CHINESE mainland enterprises sealed a record 257 merger and acquisition deals in the first three quarters of 2015, surpassing the total for the whole of last year, a report showed yesterday.
The number of M&A deals surged 46 percent from the same period of last year while the deal value rose just 5 percent year on year to US$45.1 billion, PricewaterhouseCoopers said in the report.
PwC attributed the increase to the Chinese government actively facilitating outbound investment and a favorable market environment.
“From a financing perspective, easy monetary policies, low interest rates and reserve ratios, and a significant surge in China’s stock markets in the first half of 2015 have helped to drive deals,” said Andrew Li, PwC China advisory services leader.
Listed companies led the mainland’s outbound M&A deals, with the number of deals sealed by them taking up 62 percent of the total in the first three quarters, data showed.
Privately owned enterprises continued to be a key driver as they sealed 167 deals, more than three times that of state-owned enterprises for the period.

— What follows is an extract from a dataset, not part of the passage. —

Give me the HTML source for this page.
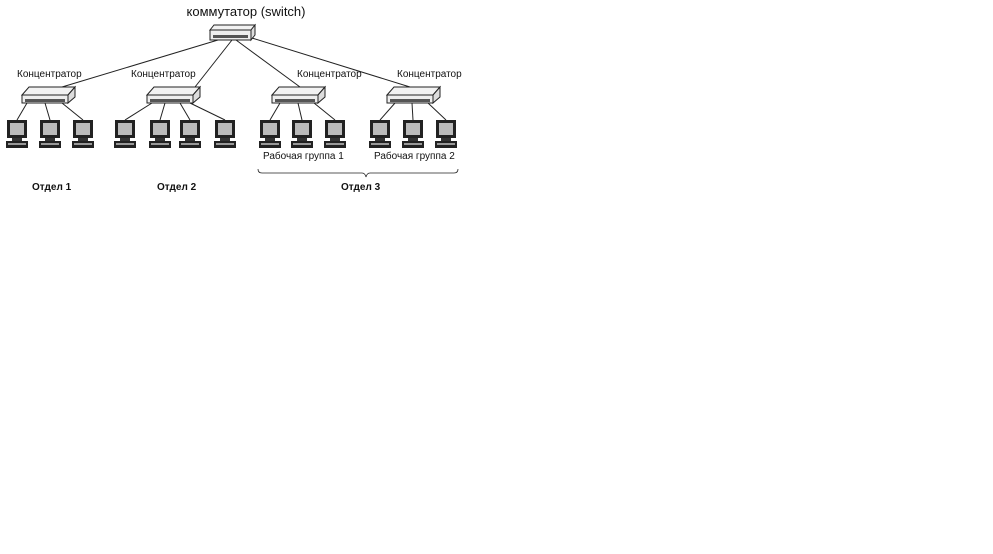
<!DOCTYPE html>
<html><head><meta charset="utf-8"><style>
html,body{margin:0;padding:0;background:#fff;width:993px;height:554px;overflow:hidden}
svg{position:absolute;left:0;top:0}
text{font-family:"Liberation Sans",sans-serif;fill:#111}
</style></head><body>
<svg width="993" height="554" viewBox="0 0 993 554">
<defs>
<g id="hub">
<polygon points="0,8 7,0 53,0 46,8" fill="#f2f2f2" stroke="#222" stroke-width="1"/>
<polygon points="46,8 53,0 53,10 46,16" fill="#ddd" stroke="#222" stroke-width="1"/>
<rect x="0" y="8" width="46" height="8" fill="#eee" stroke="#222" stroke-width="1"/>
<rect x="3" y="12" width="40" height="3" fill="#555"/>
</g>
<g id="pc">
<rect x="0" y="0" width="20" height="18" fill="#222"/>
<rect x="3" y="3" width="14" height="12" fill="#bbb"/>
<rect x="5" y="18" width="10" height="3" fill="#333"/>
<rect x="-1" y="21" width="22" height="7" fill="#222"/>
<rect x="1" y="23" width="18" height="2" fill="#999"/>
</g>
</defs>
<text x="246" y="16" font-size="13" text-anchor="middle">коммутатор (switch)</text>
<!-- switch -->
<g transform="translate(210,25)">
<polygon points="0,5 4,0 45,0 41,5" fill="#f2f2f2" stroke="#222"/>
<polygon points="41,5 45,0 45,10 41,15" fill="#ddd" stroke="#222"/>
<rect x="0" y="5" width="41" height="10" fill="#eee" stroke="#222"/>
<rect x="3" y="10" width="35" height="3" fill="#555"/>
</g>
<g stroke="#222" stroke-width="1" fill="none">
<line x1="218" y1="40" x2="62" y2="87"/>
<line x1="232" y1="40" x2="195" y2="87"/>
<line x1="236" y1="40" x2="300" y2="87"/>
<line x1="252" y1="38" x2="410" y2="87"/>
<!-- hub1 -->
<line x1="27" y1="103" x2="17" y2="120"/><line x1="45" y1="103" x2="50" y2="120"/><line x1="62" y1="103" x2="83" y2="120"/>
<!-- hub2 -->
<line x1="152" y1="103" x2="125" y2="120"/><line x1="165" y1="103" x2="160" y2="120"/><line x1="180" y1="103" x2="190" y2="120"/><line x1="190" y1="103" x2="225" y2="120"/>
<!-- hub3 -->
<line x1="280" y1="103" x2="270" y2="120"/><line x1="298" y1="103" x2="302" y2="120"/><line x1="314" y1="103" x2="335" y2="120"/>
<!-- hub4 -->
<line x1="395" y1="103" x2="380" y2="120"/><line x1="412" y1="103" x2="413" y2="120"/><line x1="428" y1="103" x2="446" y2="120"/>
<path d="M258,169 Q258,173 262,173 L362,173 Q365,173 366,177 Q367,173 370,173 L454,173 Q458,173 458,169" stroke-width="0.8"/>
</g>
<use href="#hub" x="22" y="87"/>
<use href="#hub" x="147" y="87"/>
<use href="#hub" x="272" y="87"/>
<use href="#hub" x="387" y="87"/>
<use href="#pc" x="7" y="120"/><use href="#pc" x="40" y="120"/><use href="#pc" x="73" y="120"/>
<use href="#pc" x="115" y="120"/><use href="#pc" x="150" y="120"/><use href="#pc" x="180" y="120"/><use href="#pc" x="215" y="120"/>
<use href="#pc" x="260" y="120"/><use href="#pc" x="292" y="120"/><use href="#pc" x="325" y="120"/>
<use href="#pc" x="370" y="120"/><use href="#pc" x="403" y="120"/><use href="#pc" x="436" y="120"/>
<g font-size="10">
<text x="17" y="77">Концентратор</text>
<text x="131" y="77">Концентратор</text>
<text x="297" y="77">Концентратор</text>
<text x="397" y="77">Концентратор</text>
<text x="263" y="159">Рабочая группа 1</text>
<text x="374" y="159">Рабочая группа 2</text>
</g>
<g font-size="10" font-weight="bold">
<text x="32" y="190">Отдел 1</text>
<text x="157" y="190">Отдел 2</text>
<text x="341" y="190">Отдел 3</text>
</g>
</svg>
</body></html>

“Privately owned enterprises’ outbound activities covered a wide range of sectors with investors searching overseas manufacturers with advanced technology, consumer companies with brand and customer assets and media and entertainment companies with focus on lifestyle improvement,” Li noted.
SOEs sealed US$23 billion in M&As due to mega deals, compared with US$14.5 billion for private companies, the report said.
PwC predicted outbound M&A activities will continue in the fourth quarter and next year.